From decentralized to centralized power
And here you are, the market dominance has just shifted (or starts to in this very moment). From the local restaurant that owned the access to the consumer … to Foodora.
Now, when you as a consumer check Foodora first (in order to spot new restaurants) the customer access has switched over to Foodora … who then passed on the relationship (or part of it) to the restaurant.
What would the restaurant be willing to pay for now? For sure, not only the mere transportation service. Now, Foodora delivered something much more precious than just food. It delivered a new customer. A customer that had never before experienced the restaurant at hand (and might probably never have done so in the future).
This is where the true money lies. Now we are again in the access economy, attention economy, or however you might call the game of big bucks played by digital companies, marketplaces and social networks.
The true value is the access to the consumer. And this access now lies with Foodora.
That said, mind that this whole flipping process does not happen over night. Also, it does not happen for one consumer at a time, but it needs to happen for huge masses. Only when a large portion of restaurant and food delivery lovers has come to see Foodora as a true hub (and first spot to go to in case hunger comes up) the flipping takes place at scale.
Funny enough, mind that the local restaurants are – to a good deal – the very entities that helped Foodora come to power. The customers became aware of Foodora through the local restaurants … which were now pushed into that weaker position; which are now depending on Foodora to shed attention to them.
This switching of power, thanks to the Market Dominance Flip PDM, is the true end game that food delivery companies and their investors are striving for.
First slow, then quick
The whole process of Market Dominace Flip follows tipping point dynamics. That is, it is not a linear process where, over time, the power of the local restaurants decreases (and the power of the hub increases) at the same rate. It follows more a sigmoid-like shape known from perceptrons in neural networks (see figure).
Once the dominance is established, it is hard to break, as it essentially establishes a two-sided market based on indirect network effects (another PDM).
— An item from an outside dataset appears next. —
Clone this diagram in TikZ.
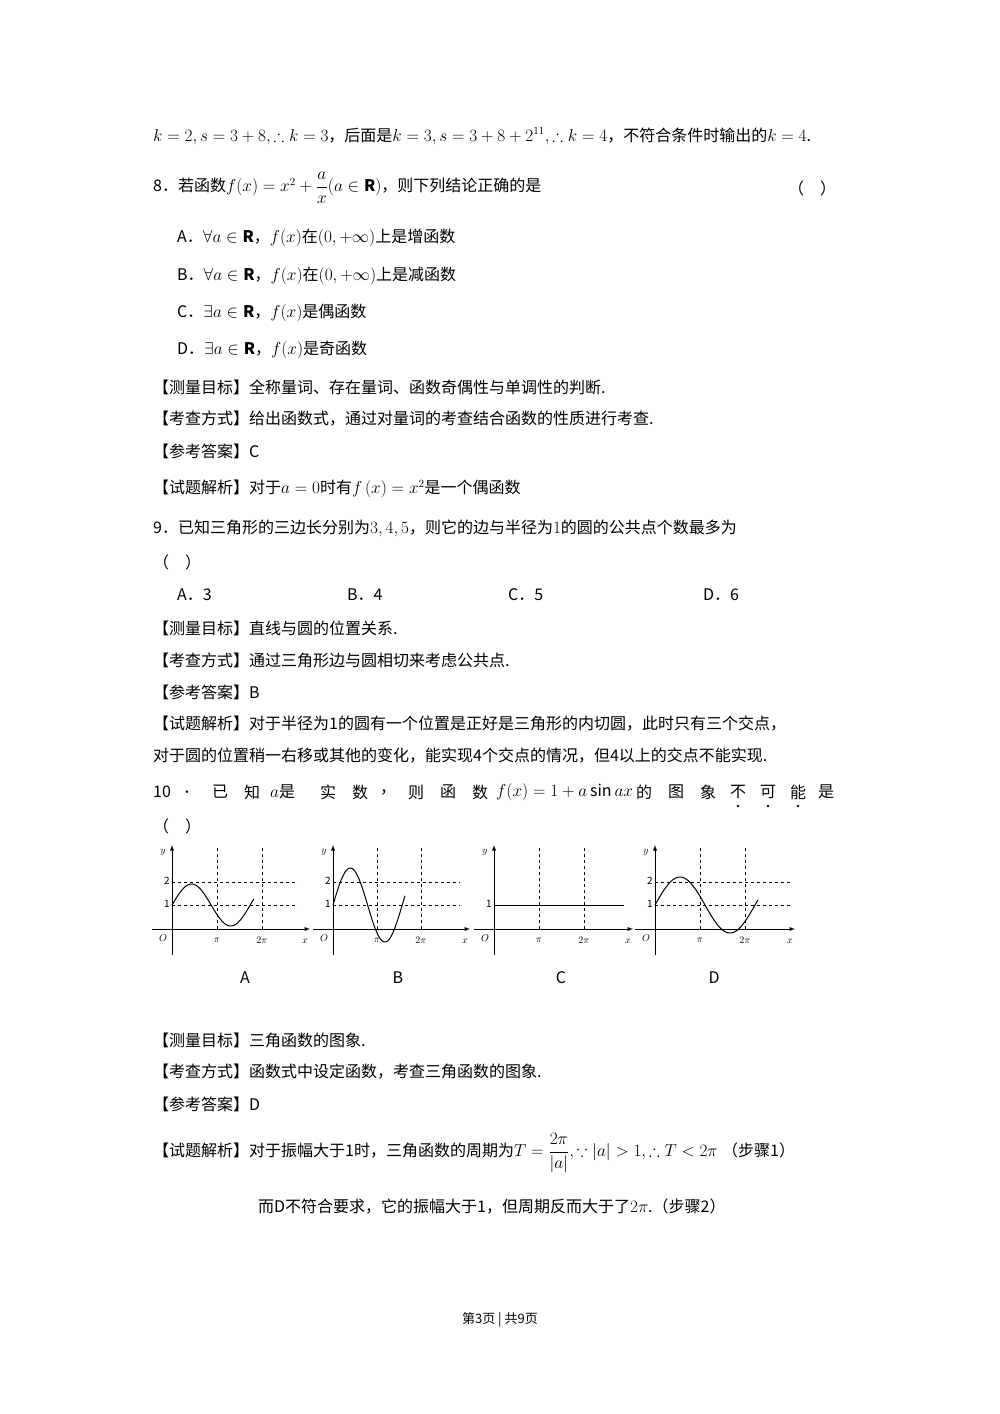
\documentclass[tikz,border=0pt]{standalone}
\usepackage{fontspec}
\usepackage{amsmath,amssymb}
\setmainfont{Noto Sans CJK SC}
\begin{document}
\begin{tikzpicture}[x=1pt,y=-1pt,
  t/.style={anchor=west,inner sep=0pt,font=\fontsize{16}{19}\selectfont},
  lab/.style={inner sep=0pt,font=\fontsize{10}{12}\selectfont},
  dsh/.style={dashed,line width=0.7pt},
  ax/.style={line width=0.9pt,-latex},
  crv/.style={line width=1pt}]
\useasboundingbox[fill=white] (0,0) rectangle (1000,1414);
\node[t] (l1) at (153,136) {$k=2,s=3+8,\therefore k=3$，后面是$k=3,s=3+8+2^{11},\therefore k=4$，不符合条件时输出的$k=4$.};
\node[t] (l2) at (153,188) {8．若函数$f(x)=x^2+\dfrac{a}{x}(a\in\mathbf{R})$，则下列结论正确的是};
\node[t] (p2) at (788,188) {（\quad）};
\node[t] (o1) at (177,238) {A．$\forall a\in\mathbf{R}$，$f(x)$在$(0,+\infty)$上是增函数};
\node[t] (o2) at (177,276) {B．$\forall a\in\mathbf{R}$，$f(x)$在$(0,+\infty)$上是减函数};
\node[t] (o3) at (177,313) {C．$\exists a\in\mathbf{R}$，$f(x)$是偶函数};
\node[t] (o4) at (177,350) {D．$\exists a\in\mathbf{R}$，$f(x)$是奇函数};
\node[t] (m1) at (153,387) {【测量目标】全称量词、存在量词、函数奇偶性与单调性的判断.};
\node[t] (m2) at (153,419) {【考查方式】给出函数式，通过对量词的考查结合函数的性质进行考查.};
\node[t] (m3) at (153,451) {【参考答案】C};
\node[t] (m4) at (153,489) {【试题解析】对于$a=0$时有$f\left(x\right)=x^2$是一个偶函数};
\node[t] (q9) at (153,528) {9．已知三角形的三边长分别为$3,4,5$，则它的边与半径为$1$的圆的公共点个数最多为};
\node[t] (q9p) at (153,562) {（\quad）};
\node[t] (a9) at (177,595) {A．3};
\node[t] (b9) at (347,595) {B．4};
\node[t] (c9) at (508,595) {C．5};
\node[t] (d9) at (703,595) {D．6};
\node[t] (n1) at (153,628) {【测量目标】直线与圆的位置关系.};
\node[t] (n2) at (153,660) {【考查方式】通过三角形边与圆相切来考虑公共点.};
\node[t] (n3) at (153,692) {【参考答案】B};
\node[t] (n4) at (153,724) {【试题解析】对于半径为1的圆有一个位置是正好是三角形的内切圆，此时只有三个交点，};
\node[t] (n5) at (153,756) {对于圆的位置稍一右移或其他的变化，能实现4个交点的情况，但4以上的交点不能实现.};
\foreach \s/\xx [count=\i] in {10/153,．/183,已/212,知/244,$a$是/270,实/320,数/352,，/380,则/408,函/440,数/472,{$f(x)=1+a\sin ax$}/496,的/636,图/668,象/700}
  \node[t] (w\i) at (\xx,792) {\s};
\foreach \s/\xx [count=\i] in {不/730,可/760,能/790}{
  \node[t] (u\i) at (\xx,792) {\s};
  \fill (\xx+8,806) circle (1.3);}
\node[t] (shi) at (818,792) {是};
\node[t] (q10p) at (153,826) {（\quad）};
% graphs
\newcommand{\graphaxes}[4]{% #1 x origin, #2 pi px, #3 x end, #4 dashed right end
  \draw[ax] (#1-20,929) -- (#3,929);
  \draw[ax] (#1,955) -- (#1,845);
  \draw[dsh] (#1+#2,848) -- (#1+#2,929);
  \draw[dsh] (#1+2*#2,848) -- (#1+2*#2,929);
  \node[lab] at (#1-9,938) {$O$};
  \node[lab] at (#1+#2,940) {$\pi$};
  \node[lab] at (#1+2*#2,940) {$2\pi$};
  \node[lab] at (#3-5,941) {$x$};
  \node[lab] at (#1-9,852) {$y$};
  \node[lab] at (#1-5,904) {1};}
% A
\graphaxes{172}{45}{310}{298}
\draw[dsh] (172,905) -- (298,905);
\draw[dsh] (172,882) -- (298,882);
\node[lab] at (167,881) {2};
\draw[crv,domain=0:82,samples=60,variable=\t] plot ({172+\t},{905-21*sin(\t*4.6)});
\node[t,anchor=center] (LA) at (245,978) {A};
% B
\graphaxes{333}{44}{470}{460}
\draw[dsh] (333,905) -- (460,905);
\draw[dsh] (333,882) -- (460,882);
\node[lab] at (328,881) {2};
\draw[crv,domain=0:72,samples=60,variable=\t] plot ({333+\t},{905-37*sin(\t*5.2)});
\node[t,anchor=center] (LB) at (398,978) {B};
% C
\graphaxes{494}{45}{633}{633}
\draw[crv] (494,905) -- (624,905);
\node[t,anchor=center] (LC) at (561,978) {C};
% D
\graphaxes{655}{45}{795}{790}
\draw[dsh] (655,905) -- (790,905);
\draw[dsh] (655,882) -- (790,882);
\node[lab] at (650,881) {2};
\draw[crv,domain=0:103,samples=60,variable=\t] plot ({655+\t},{905-28*sin(\t*3.6)});
\node[t,anchor=center] (LD) at (714,978) {D};
\node[t] (r1) at (153,1040) {【测量目标】三角函数的图象.};
\node[t] (r2) at (153,1072) {【考查方式】函数式中设定函数，考查三角函数的图象.};
\node[t] (r3) at (153,1104) {【参考答案】D};
\node[t] (r4) at (153,1153) {【试题解析】对于振幅大于1时，三角函数的周期为$T=\dfrac{2\pi}{|a|},\because|a|>1,\therefore T<2\pi$\;（步骤1）};
\node[t] (r5) at (258,1206) {而D不符合要求，它的振幅大于1，但周期反而大于了$2\pi$.（步骤2）};
\node[inner sep=0pt,font=\fontsize{13}{15}\selectfont] (pg) at (500,1320) {第3页 | 共9页};
\end{tikzpicture}
\end{document}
Indirect network effects are probably the strongest engine of growth and the biggest entry barrier you can think of. So it could be the case here:
Customers steer for Foodora because they know that they get the biggest choice of (local) restaurants … while restaurants crave for being listed on Foodora as this is the place where all the customers are.
As my friend Kay Liedl noted, there is yet another more technical factor that supports this evolution; a factor that operates more at top of the marketing funnel: When users search on Google for a specific restaurant, the first search result they get is oftentimes not the restaurant itself anymore, but the markeplace hub, i.e., Foodora and friends.
Because the marketplace itself has acquired so much SEO power that it overrides the perfect match result … the restaurant itself, which was searched for by its very name. Sure, it does not help that restaurants have crappy websites and are poorly optimized for SEO, it is a fight David against Goliath.
Overall, the marketplace dynamics are a virtuous cycle for Foodora and friends. And a hub that both consumers and restaurant owners cannot escape.